CULTURA
Un ritrovamento che riscrive la storia della Sicilia: il Rostro del 241 avanti Cristo
Il recupero di questo reperto rilegge la storia: conferma infatti l’esatto tratto di mare in cui avvenne l’epico scontro che ha cambiato la sorte della Sicilia
Il recupero di questo reperto si ritaglia uno spazio d'eccezione nella rilettura della storia: confermerebbe infatti l’esatta ubicazione del tratto di mare dove, il 10 marzo del 241 avanti Cristo, avvenne l’epico scontro che ha cambiato le sorti della Sicilia e del Mediterraneo.
Conservato per oltre 2200 anni a circa 80 metri di profondità in un settore a nord-ovest dell’isola di Levanzo, il recupero del rostro è stato possibile grazie a una fruttuosa collaborazione tra la Soprintendenza del Mare e la RPM Nautical Foundation statunitense.
Il rostro si presenta in buono stato di conservazione ma è visibilmente danneggiato dalle azioni di guerra. La guaina superiore presenta una decorazione costituita da un elmo con tre piume in altorilievo; visibile anche l’iscrizione recante il nome del questore che contribuì finanziariamente alla realizzazione della micidiale arma da guerra. Novità assoluta tra i dodici rostri finora identificati, questo reperto conserva ancora al suo interno una porzione lignea della prua navale, elemento che permetterà studi dettagliati sulle tecnologie di costruzione navale dell’epoca.

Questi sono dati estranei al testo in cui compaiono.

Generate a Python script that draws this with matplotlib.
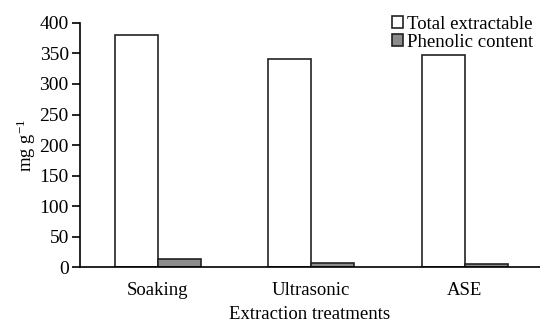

In quei giorni i Cartaginesi di Amilcare restarono assediati dai Romani sulle balze nord-orientali del monte Erice, nei pressi dell’attuale Bonagia. Inoltre l’arrivo della flotta romana a Drepanum (l’antica Trapani) e nella rada di Lilibeo aveva tagliato qualsiasi collegamento tra la Sicilia e Cartagine.
Informati della situazione, nella città punica organizzarono così una flotta navale in aiuto delle truppe di Amilcare assediate dai Romani. Le navi raggiunsero Marettimo, dove attesero condizioni meteorologiche favorevoli per l’ultima volata verso le coste della Sicilia. Annone e le sue truppe avrebbero evitato i mari di Drepanum e Lilibeo controllati dai Romani, optando per una rotta più settentrionale, a nord di Levanzo, che li avrebbe condotti direttamente nella zona dove si trovavano i Cartaginesi intrappolati.

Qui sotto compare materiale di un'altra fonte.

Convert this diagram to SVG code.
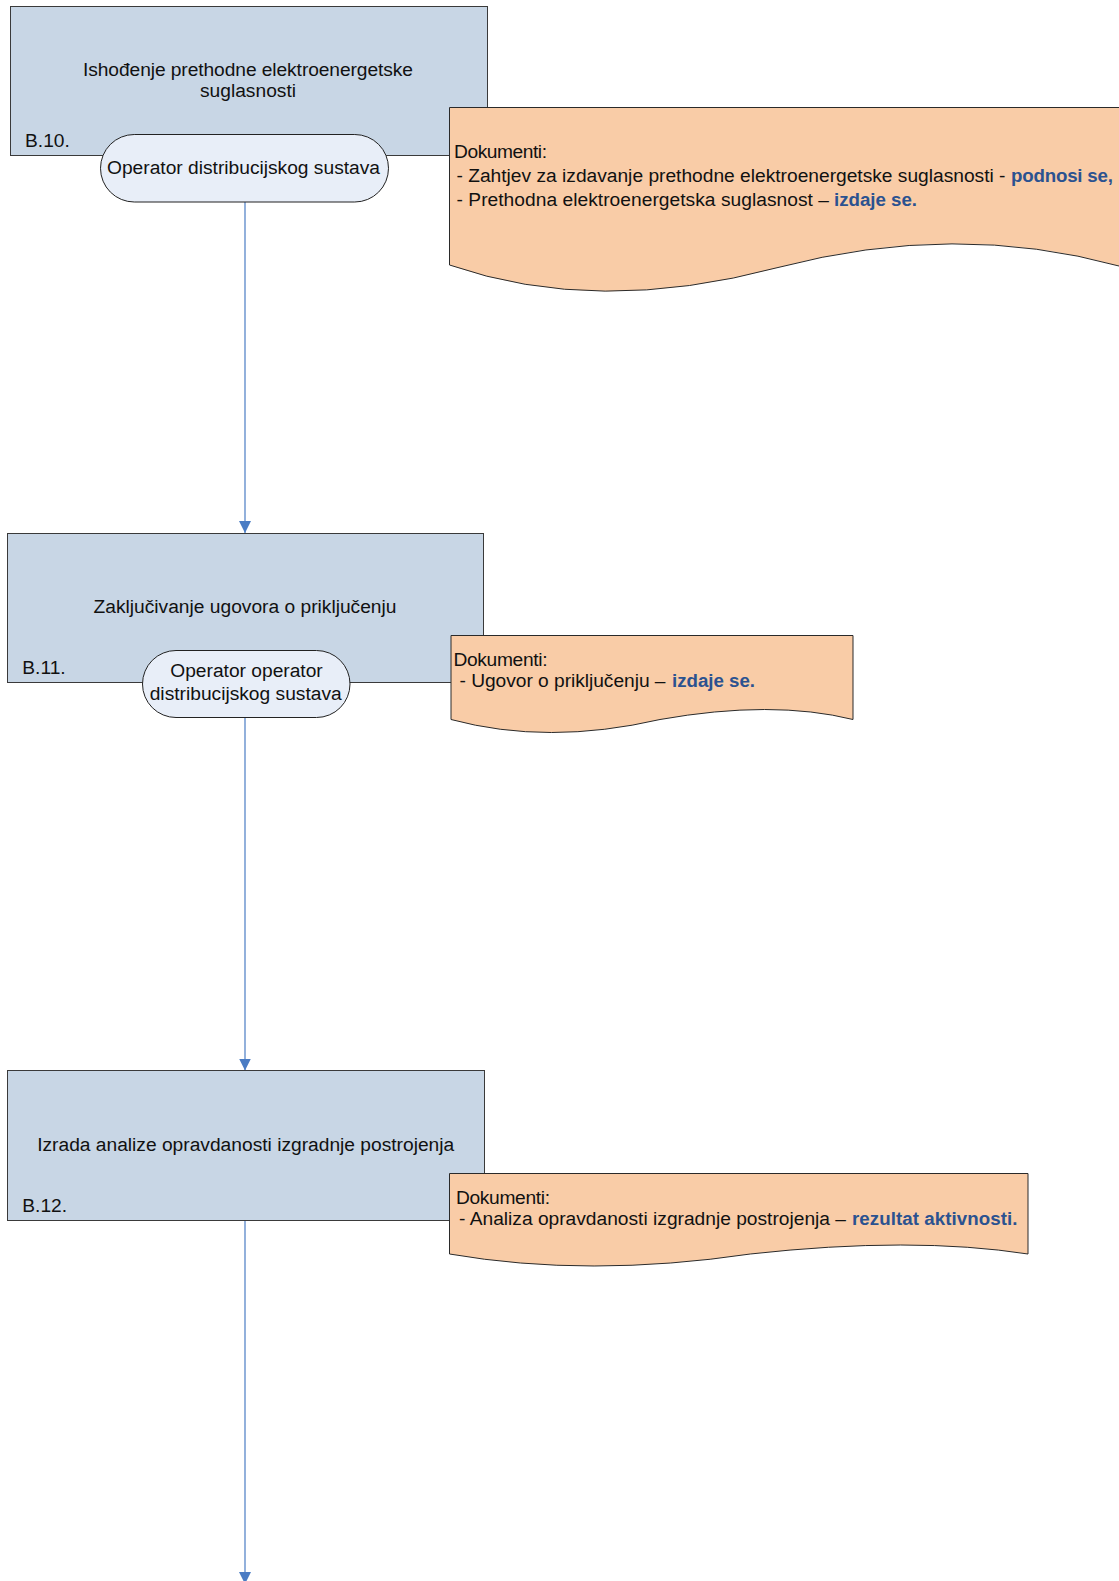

Lutazio Catulo, informato della strategia della flotta punica, decise di tagliarne la rotta con una contromossa a sorpresa. Lo scontro avvenne dunque a nord/nord-ovest dell’isola di Levanzo laddove le ricerche archeologiche effettuate in collaborazione con la RPM Nautical Foundation hanno messo in evidenza le prove che ormai fugano ogni dubbio sulla reale dinamica della battaglia.
La flotta romana si nascose dietro l’alta mole di Capo Grosso di Levanzo e, quando vide sopraggiungere il nemico a vele spiegate, diede ordine di tagliare le cime d’ormeggio e salpare in fretta in modo da colpire le navi nemiche al traverso.
Le navi romane, al contrario di quelle cartaginesi cariche di vettovaglie e materiale vario, erano molto leggere, risultando più veloci nelle operazioni di manovra.
In breve tempo i Romani riuscirono ad affondare ben cinquanta navi ed altre settanta furono catturate complete di equipaggio. In preda al panico parte della flotta riuscì a tornare indietro verso Marettimo e Cartagine, mentre circa diecimila uomini caddero nelle mani dei Romani.
L’esito della battaglia navale spinse Amilcare a chiedere la cessazione delle ostilità, arrendendosi ai Romani e segnando ufficialmente la fine della prima guerra punica.
Una storica vittoria, celebrata da Gaio Lutazio Catulo con la costruzione di un tempio presso il Campo Marzio di Roma, ancora oggi visibile nell’area oggi nota come Largo di Torre Argentina.